Citi has become one of the first leading US banks to let trans and non-binary cardholders go by their chosen name on bank-issued credit cards.

From Tuesday (October 20) Citi bank-goers can now request the name on their credit cards be changed without having to do so legally.

Citi will be the first to rollout Mastercard’s “True Name” initiative, Business Insider reported.

The news will undoubtedly be a relief to countless trans, non-binary and gender non-conforming Americans, where credit cards have long been logistical barriers. Many credit-card providers only allow those who have completed a legal change name to change their name on cards.

According to a 2015 study from the National Center for Transgender Equality, 32 per cent of those asked to show an ID with a name or gender that does misrepresents them have been verbally harassed or denied service.

Citi lets trans cardholders change their name without legal fuss.

“We’re incredibly proud to launch the True Name feature, through our relationship with Mastercard, because we strongly believe that our customers should have the opportunity to be called by the name that represents who they really are,” said Carla Hassan, Citi Chief Marketing Officer. in a press release.

The “True Name” feature is available for existing credit card customers – new members can apply for a Citi credit card and then request for a name change.

Introduced in 2019, the Mastercard “True Name” scheme was launched by the service to combat the rife issue of deadnaming among trans cardholders.

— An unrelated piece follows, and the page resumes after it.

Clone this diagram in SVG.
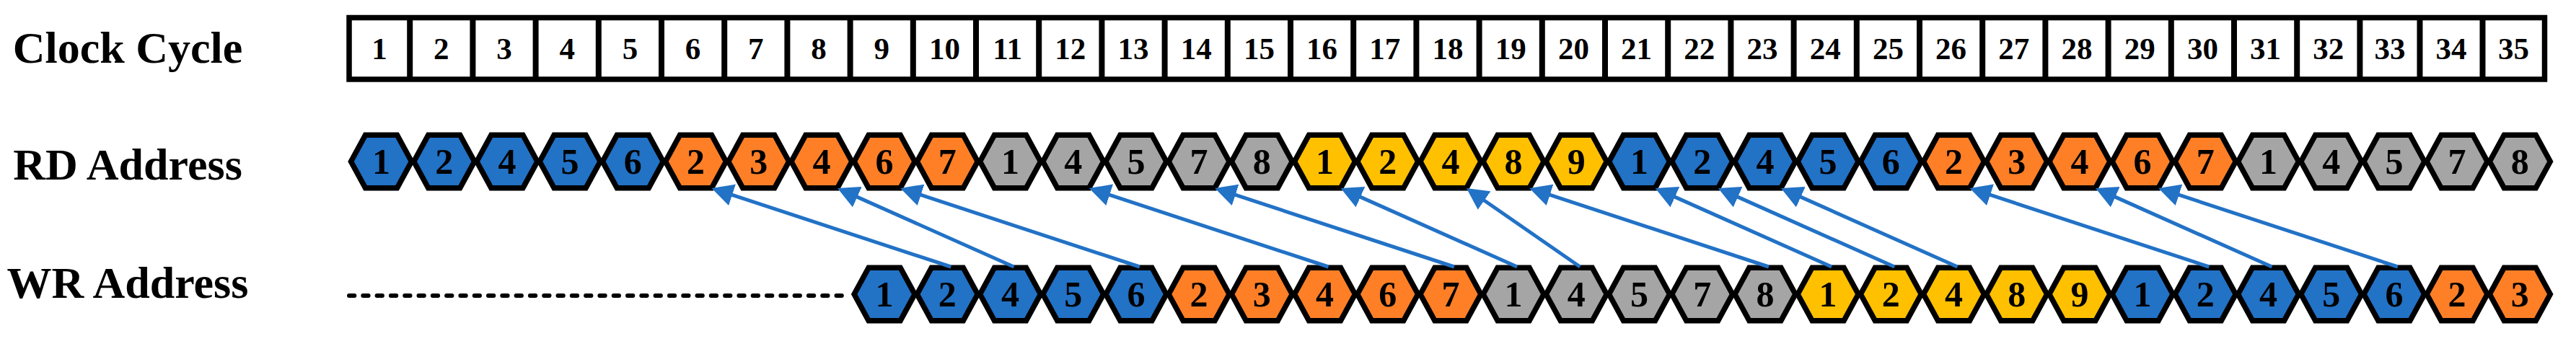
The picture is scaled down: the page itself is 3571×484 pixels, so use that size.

Mastercard said in a statement at the time: “We are working with partners to create a product, as well as a sensitive and private process free of personal questions, that will allow for true names, not deadnames, to appear on cards without the requirement of a legal name change.

“This will ease a major pain point for the transgender and non-binary community.”

Banks will have to approve the use of “True Name” cards, and they could cause some problems collecting credit card rewards or in situations where government-issued identification is required.